Lo surreal habita entre nosotros. Lejos de ser un movimiento artístico y literario del siglo pasado, el surrealismo es un pulso oscuro que sacude el presente. El extraordinario éxito popular de la exposición de Dalí en el Pompidou parisino y el Reina Sofía madrileño denota —además de la vigencia contemporánea del artista como celebridad mediática— la actualidad de inquietudes que juzgábamos constreñidas a las vanguardias históricas. La arquitectura surreal —blanda y peluda, como la quiso el genio de Figueres, o bien basada en los ensambles azarosos del ‘cadáver exquisito’ y los trampantojos equívocos del ilusionismo metafísico— ha tenido siempre mala prensa, como corresponde a su carácter subversivo, que descompone con un latido orgánico las geometrías heladas del racionalismo, y corrompe con delirios oníricos la claridad solar de la ilustración arquitectónica. Sin embargo, esa ebriedad dionisíaca ha estado permanentemente presente en nuestra cultura, velada apenas por el telón de convenciones apolíneas que protege las formas de la vida social.

El propio Le Corbusier, que desdeñaba a los surrealistas, acabó interiorizando su irracionalismo lírico, y desde los ‘objets à réaction poétique’ hasta los volúmenes simbólicos de la obra tardía, la mirada y la mano del arquitecto transitaron sin esfuerzo de la máquina de habitar a la máquina de emocionar. Más allá de la chimenea con césped y el bodegón surreal de iconos parisinos en la azotea de Beistegui, de la piel de becerro en los sillones de tubo de acero, o de las rocas artificiales en la Unité o La Tourette, el maestro del siglo XX exploró la poesía de lo inesperado y la atracción de lo orgánico en el laboratorio secreto de su pintura, donde el purismo de los ‘objets type’ se vio progresivamente desplazado por las formas sinuosas de cuerpos de mujer y por la invocación mágica de símbolos arcaicos, colocando la urgencia del deseo carnal y el afán de significado espiritual en el paisaje técnico de la arquitectura funcional, cuyos mecanismos racionales resultan así saboteados por la intrusión insolente de una voluntad primitiva en su anatomía moderna.

Y algo semejante cabe decir de Rem Koolhaas, el arquitecto que en nuestra época mejor ha desempeñado el papel de intelectual público que en su día correspondiera a Le Corbusier.
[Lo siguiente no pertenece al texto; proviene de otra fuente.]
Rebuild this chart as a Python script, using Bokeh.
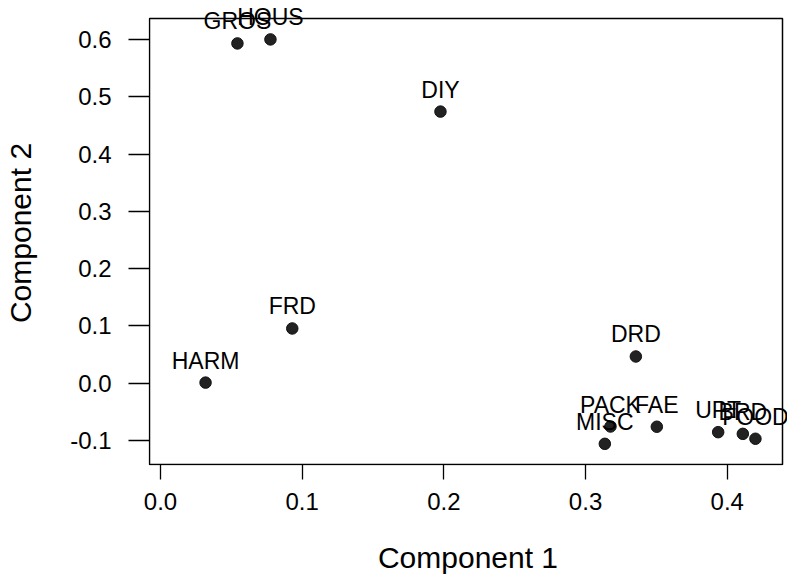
from bokeh.plotting import figure
from bokeh.models import Range1d, FixedTicker, PrintfTickFormatter, LabelSet, ColumnDataSource
from bokeh.core.properties import value
from bokeh.embed import file_html
from bokeh.resources import INLINE

# Data
names = ["GROS", "HOUS", "DIY", "FRD", "HARM", "DRD", "PACK", "MISC", "FAE", "UPT", "BRD", "FOOD"]
comp1 = [0.0543, 0.0776, 0.1976, 0.0930, 0.0318, 0.3355, 0.3176, 0.3136, 0.3503, 0.3936, 0.4110, 0.4199]
comp2 = [0.593, 0.600, 0.474, 0.0955, 0.001, 0.0466, -0.0756, -0.1058, -0.076, -0.0855, -0.0884, -0.097]
x_ticks = [0.0, 0.1, 0.2, 0.3, 0.4]
y_ticks = [-0.1, 0.0, 0.1, 0.2, 0.3, 0.4, 0.5, 0.6]
x_title = "Component 1"
y_title = "Component 2"

# plot box (data limits of the drawn frame)
box_x = (-0.00776, 0.439)
box_y = (-0.1419, 0.6365)

FONT = "Liberation Sans"

# pixel geometry: box drawn from (149,18) to (782,464) in a 787x578 page;
# the Bokeh frame is extended to the top/right edge so labels are not clipped
BOX_L, BOX_R, BOX_T, BOX_B = 149, 782, 18, 464
FR_L, FR_R, FR_T, FR_B = 148, 787, 0, 465
sx = (box_x[1] - box_x[0]) / (BOX_R - BOX_L)
sy = (box_y[1] - box_y[0]) / (BOX_B - BOX_T)
x_range = Range1d(box_x[0] - (BOX_L - FR_L) * sx, box_x[1] + (FR_R - BOX_R) * sx)
y_range = Range1d(box_y[0] - (FR_B - BOX_B) * sy, box_y[1] + (BOX_T - FR_T) * sy)

p = figure(width=787, height=578, output_backend="svg", toolbar_location=None,
           x_range=x_range, y_range=y_range,
           min_border_left=FR_L, min_border_right=787 - FR_R, min_border_top=FR_T,
           min_border_bottom=578 - FR_B)
p.background_fill_color = "white"
p.border_fill_color = "white"
p.grid.visible = False
p.outline_line_color = None

for ax, ticks, out, standoff, title, tstand in (
        (p.xaxis[0], x_ticks, 14, 13, x_title, 28),
        (p.yaxis[0], y_ticks, 20, 17, y_title, 30)):
    ax.ticker = FixedTicker(ticks=ticks)
    ax.formatter = PrintfTickFormatter(format="%.1f")
    ax.axis_line_color = None
    ax.major_tick_in = 1
    ax.major_tick_out = out
    ax.major_tick_line_color = "black"
    ax.major_tick_line_width = 1.3
    ax.minor_tick_line_color = None
    ax.major_label_text_font = FONT
    ax.major_label_text_font_size = "24px"
    ax.major_label_text_color = "black"
    ax.major_label_standoff = standoff
    ax.axis_label = title
    ax.axis_label_standoff = tstand
    ax.axis_label_text_font = FONT
    ax.axis_label_text_font_size = "30px"
    ax.axis_label_text_font_style = "normal"
    ax.axis_label_text_color = "black"
p.yaxis[0].major_label_orientation = "horizontal"

# the box
p.quad(left=[box_x[0]], right=[box_x[1]], bottom=[box_y[0]], top=[box_y[1]],
       fill_color=None, line_color="black", line_width=1.5)

src = ColumnDataSource(dict(x=comp1, y=comp2, name=names))
p.scatter("x", "y", source=src, size=11.5, fill_color="#222222", line_color="#111111", line_width=1)

labels = LabelSet(x="x", y="y", text="name", source=src, text_align="center",
                  text_baseline="alphabetic", y_offset=14, text_font=value(FONT),
                  text_font_size=value("23px"), text_color="black")
p.add_layout(labels)

open("out.html", "w").write(file_html(p, INLINE))
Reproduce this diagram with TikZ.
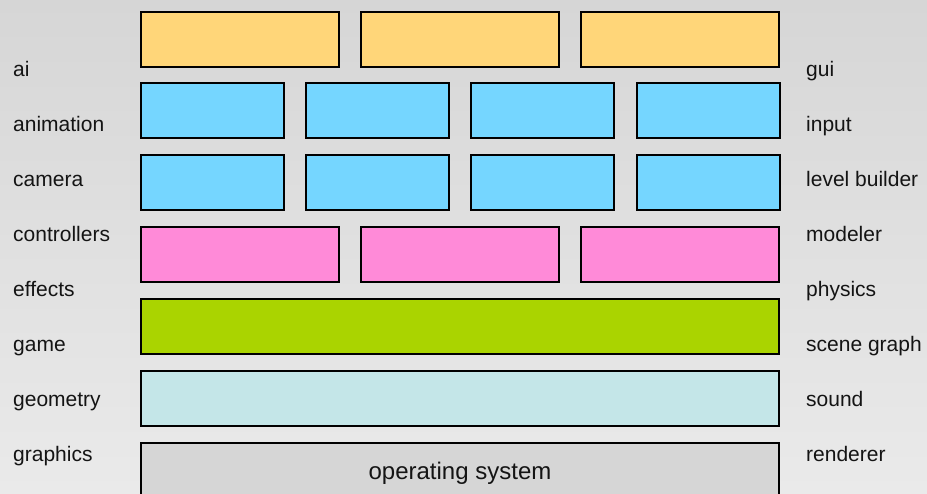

En su caso, la adopción del surrealismo ha sido copiosamente documentada, desde el empleo en sus proyectos del procedimiento del ‘cadáver exquisito’ para agregar sin articulación alguna formas o funciones disímiles —sea mediante la colisión de volúmenes heteróclitos, sea mediante la yuxtaposición de bandas funcionales—, y hasta la defensa argumentada del método paranoico-crítico daliniano en Delirious New York, donde la única imagen que se repite es un diagrama del pintor catalán, una masa blanda y viscosa sostenida por una horquilla. Esa representación abreviada de la relación entre el inconsciente amorfo y las a menudo insuficientes muletas de la razón está presente en los artículos y proyectos de este número, que se propone dar cuenta de la popularidad de lo informe sin sucumbir a su fácil fascinación ni renunciar al rigor severo del pensamiento racional.